Police firefight with terror cell prevents terror attack in Belgium
Police in the city of Verviers, Belgium were fired upon Thursday as they moved in on a suspected terror cell to prevent what they termed an “imminent attack.” No police or civilians were injured in the 15-minute firefight in the city’s crowded train station, where two of the suspected terrorists were killed and a third arrested.
Residents said gunfire and explosions could be heard throughout the city of 56,000, 200 miles from the capital city of Brussels. “These were extremely well-armed men,” said federal magistrate Eric Van cir Sypt, who added that police stations and officers were the targets of the planned attacks. On Friday, Belgium authorities revealed that they seized police uniforms, AK-47s, and Kalishnakov rifles in the suspects’ apartments.
Thursday’s police raid in Belgium was the result of ongoing counter-terror operations and only one of at least 10 police actions carried out throughout the country, including in Brussels. Although authorities said the suspects had been under surveillance for several weeks, the pre-emptive move by police came as Europe remained tense after last week’s attacks at the Paris offices of the satirical newspaper, Charlie Hebdo, and a kosher delicatessen left 17 dead. Belgium officials had not established a direct connection between the terror cells in Paris and Verviers, but they are pursuing leads suggesting a link between the Verviers cell and Amedy Coulibary, the suspect in the siege at the Jewish deli where four customers and the shooter were killed. Police also said one of the weapons used in the Charlie Hebdo attack may have been purchased in Belgium.
Belgium is only one European country grappling with the increasing threat posed by native-born Muslims who return after fighting in Syria. Once home, the newly-radicalized jihadis establish sleeper cells to wage domestic, guerilla-like attacks on terror targets such as public transportation, including Jewish schools, museums, and shops. The offices and cartoonists of Charlie Hebdo in Paris had been prime targets for years as a result of its publication of cartoons the Muslim jihadists considered blasphemous. Europol, the police force of the European Union (EU), estimates as many as 5,000 Europeans are currently fighting in Syria, and warns there may be as many 120 sleeper cells throughout Europe.
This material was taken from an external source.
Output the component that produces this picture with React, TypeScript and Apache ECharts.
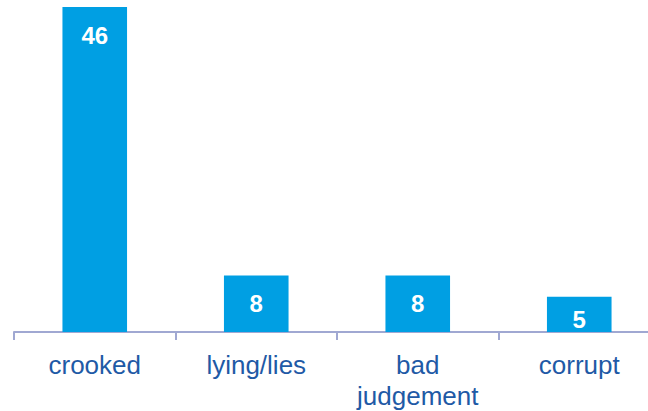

French authorities announced the arrest of 12 suspected accomplices of the Paris attacks, as terror suspects were taken into custody in Germany, Greece and elsewhere in Belgium in the days following the firefight in Verviers. Although authorities did not confirm that the swift actions by police across Europe were coordinated, the crack downs on sleeper cells and arrests of suspected terrorists underscores the ongoing cooperation between police and Europol in identifying and preventing terror attacks throughout the continent.
The firefight in Verviers occurred on the same day the FBI announced the arrest of a 20-year-old man disrupting his plan to bomb the Capitol in Washington DC and kill U.S. officials. Senator Lindsey Graham (R-SC) called the thwarted plot in Belgium “a wake-up call” warning that “it’s just a matter of time if adjustments aren’t made soon.” The budget allocation for intelligence and security, which includes funding for the CIA, has been reduced from $80 million to $63 million in recent years, although Congress is considering increases to in light of the uptick in terror activity in the US, Canada, Australia, England, France and now, Belgium.